Defending IndyCar champion Will Power made one thing clear during his media availability during Wednesday’s series Content Day.
He’s not done yet.
The Team Penske driver, who turns 42 on March 1, put together one of his finest all-around seasons in 2022. Though he won just once, at Detroit in June, he was a consistent sight at or near the front of the field, with nine podiums and 12 top-five finishes in 17 events.
Always a strong qualifier, especially on road and street courses, Power broke Mario Andretti’s record for career poles when he notched his 68th start from first place in the final race of the season at Laguna Seca.
All of that is well and good, but Power has already put it in the rear-view mirror and moved on to 2023.
“It hasn’t really — honestly, I haven’t even thought about the championship,” Power said.
“I almost had to be reminded that I won the championship. Kind of just, I did it, and I know it’s just that I’m older now and moving on quickly and thinking about what’s next. Yeah, haven’t been on a high off-season or anything like that, I just kind of stayed even.”
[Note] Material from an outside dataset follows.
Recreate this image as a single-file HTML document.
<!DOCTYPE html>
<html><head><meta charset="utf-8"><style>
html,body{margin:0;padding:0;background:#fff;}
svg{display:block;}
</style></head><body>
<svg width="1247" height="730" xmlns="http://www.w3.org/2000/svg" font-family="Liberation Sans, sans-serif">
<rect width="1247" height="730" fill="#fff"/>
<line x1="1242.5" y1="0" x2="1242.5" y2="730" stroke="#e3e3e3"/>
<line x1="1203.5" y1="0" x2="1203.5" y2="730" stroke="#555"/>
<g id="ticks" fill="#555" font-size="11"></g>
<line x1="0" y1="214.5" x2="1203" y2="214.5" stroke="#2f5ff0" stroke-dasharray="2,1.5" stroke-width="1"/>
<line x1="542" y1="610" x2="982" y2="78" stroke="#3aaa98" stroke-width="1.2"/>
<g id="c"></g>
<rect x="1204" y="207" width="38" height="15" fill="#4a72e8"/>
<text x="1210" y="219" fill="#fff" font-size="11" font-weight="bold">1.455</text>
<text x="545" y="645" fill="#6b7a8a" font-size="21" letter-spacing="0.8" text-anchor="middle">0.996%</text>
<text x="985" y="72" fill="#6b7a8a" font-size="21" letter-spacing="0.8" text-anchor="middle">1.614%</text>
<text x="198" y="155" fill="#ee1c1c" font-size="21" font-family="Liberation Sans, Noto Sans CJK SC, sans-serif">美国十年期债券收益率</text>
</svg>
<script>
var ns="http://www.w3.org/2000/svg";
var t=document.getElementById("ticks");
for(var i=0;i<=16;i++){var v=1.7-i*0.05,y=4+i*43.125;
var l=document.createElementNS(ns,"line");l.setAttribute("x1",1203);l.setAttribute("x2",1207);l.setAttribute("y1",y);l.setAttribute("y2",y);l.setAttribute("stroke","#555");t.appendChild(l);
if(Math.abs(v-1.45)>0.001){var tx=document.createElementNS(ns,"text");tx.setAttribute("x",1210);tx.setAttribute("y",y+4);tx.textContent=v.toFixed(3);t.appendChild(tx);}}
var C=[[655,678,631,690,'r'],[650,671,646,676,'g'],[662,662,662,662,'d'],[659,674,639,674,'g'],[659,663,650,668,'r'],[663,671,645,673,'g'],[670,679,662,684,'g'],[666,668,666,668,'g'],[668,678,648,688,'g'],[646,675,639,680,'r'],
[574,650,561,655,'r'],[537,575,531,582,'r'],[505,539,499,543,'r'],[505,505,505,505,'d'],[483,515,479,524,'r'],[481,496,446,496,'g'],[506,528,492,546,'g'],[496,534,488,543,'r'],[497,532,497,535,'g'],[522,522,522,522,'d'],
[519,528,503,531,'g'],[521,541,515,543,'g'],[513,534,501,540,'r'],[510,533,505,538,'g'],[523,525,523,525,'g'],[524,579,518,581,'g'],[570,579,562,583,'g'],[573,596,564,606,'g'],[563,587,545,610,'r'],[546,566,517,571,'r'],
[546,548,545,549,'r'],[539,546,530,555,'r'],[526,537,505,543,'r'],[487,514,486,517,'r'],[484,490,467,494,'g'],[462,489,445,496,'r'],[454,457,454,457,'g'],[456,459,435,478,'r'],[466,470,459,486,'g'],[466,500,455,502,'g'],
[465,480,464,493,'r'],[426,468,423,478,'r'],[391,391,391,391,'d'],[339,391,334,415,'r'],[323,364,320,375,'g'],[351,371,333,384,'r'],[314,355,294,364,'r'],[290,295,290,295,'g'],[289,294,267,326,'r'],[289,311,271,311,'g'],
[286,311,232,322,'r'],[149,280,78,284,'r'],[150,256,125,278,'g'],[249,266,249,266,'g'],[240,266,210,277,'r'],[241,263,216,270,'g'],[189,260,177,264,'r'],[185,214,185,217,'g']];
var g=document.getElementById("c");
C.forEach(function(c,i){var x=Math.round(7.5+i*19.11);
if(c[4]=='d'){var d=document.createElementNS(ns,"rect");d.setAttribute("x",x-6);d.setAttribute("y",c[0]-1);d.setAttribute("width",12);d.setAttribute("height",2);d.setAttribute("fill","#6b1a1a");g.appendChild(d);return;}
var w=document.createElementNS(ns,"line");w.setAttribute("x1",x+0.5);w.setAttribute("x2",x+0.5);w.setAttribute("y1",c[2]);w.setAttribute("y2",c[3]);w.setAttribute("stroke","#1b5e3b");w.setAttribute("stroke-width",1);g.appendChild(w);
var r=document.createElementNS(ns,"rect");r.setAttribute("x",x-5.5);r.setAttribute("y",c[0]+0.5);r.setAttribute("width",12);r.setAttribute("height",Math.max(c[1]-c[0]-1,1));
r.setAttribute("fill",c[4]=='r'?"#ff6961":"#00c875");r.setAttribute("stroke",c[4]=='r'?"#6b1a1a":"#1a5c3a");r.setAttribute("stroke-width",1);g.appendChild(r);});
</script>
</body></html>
It was that kind of headspace that helped propel Power to his championship. He never got too high or low, focused on the race in front of him, and made the most of each race weekend. It’s also what helped him recover from a disastrous 2021 that saw him finish 13th or worse in eight races – half of the schedule – and plunge to ninth in the final points, the first season he’d finished out of the top five since 2009, when he was running a partial schedule for Team Penske.
Power said one thing that made a big difference in the season was how he was able to take a rough qualifying session and make it into a good race result. His win at Detroit came after starting 16th, at Mid-Ohio he started 21st but drove through the field and finished on the podium in third, and at Alabama he started 19th and came home in fourth.
Power has never lacked in confidence, and now with age and experience on top of that, he’s content with where he is as a driver, and no longer feels any pressure.
“The confidence, I just think the older you get, the more comfortable you are with the situation,” Power said.
“You just naturally gain confidence. You know your strengths, you know your weaknesses, you know how to extract the most out of yourself. That’s kind of what I’ve been doing.”
Power said the important thing is to be able to read a situation and know how to react to it. While everything clicked for Power and his team, what worked for him last season may not be the winning formula in 2023.
He’s confident that he can put up the same results in 2023, but it may just be in a different fashion.
“Every season has its flow, it’s never the same,” he said.
“Sometimes you get a runaway guy and you have to win races rather than be consistent. It just depends how it rolls, and you’ve got to adjust accordingly.
“It’s just about extracting the most out of every situation. They’re always different and require a different approach. You’ve just got to get good at reading that.”
Power hasn’t been in his No. 12 Verizon Chevrolet since the final race at Laguna Seca, and while he’s excited to be back in the car, he sees the two-day test at The Thermal Club as a great opportunity to go through a simulated race weekend before it all happens for real four weeks from now in St. Petersburg.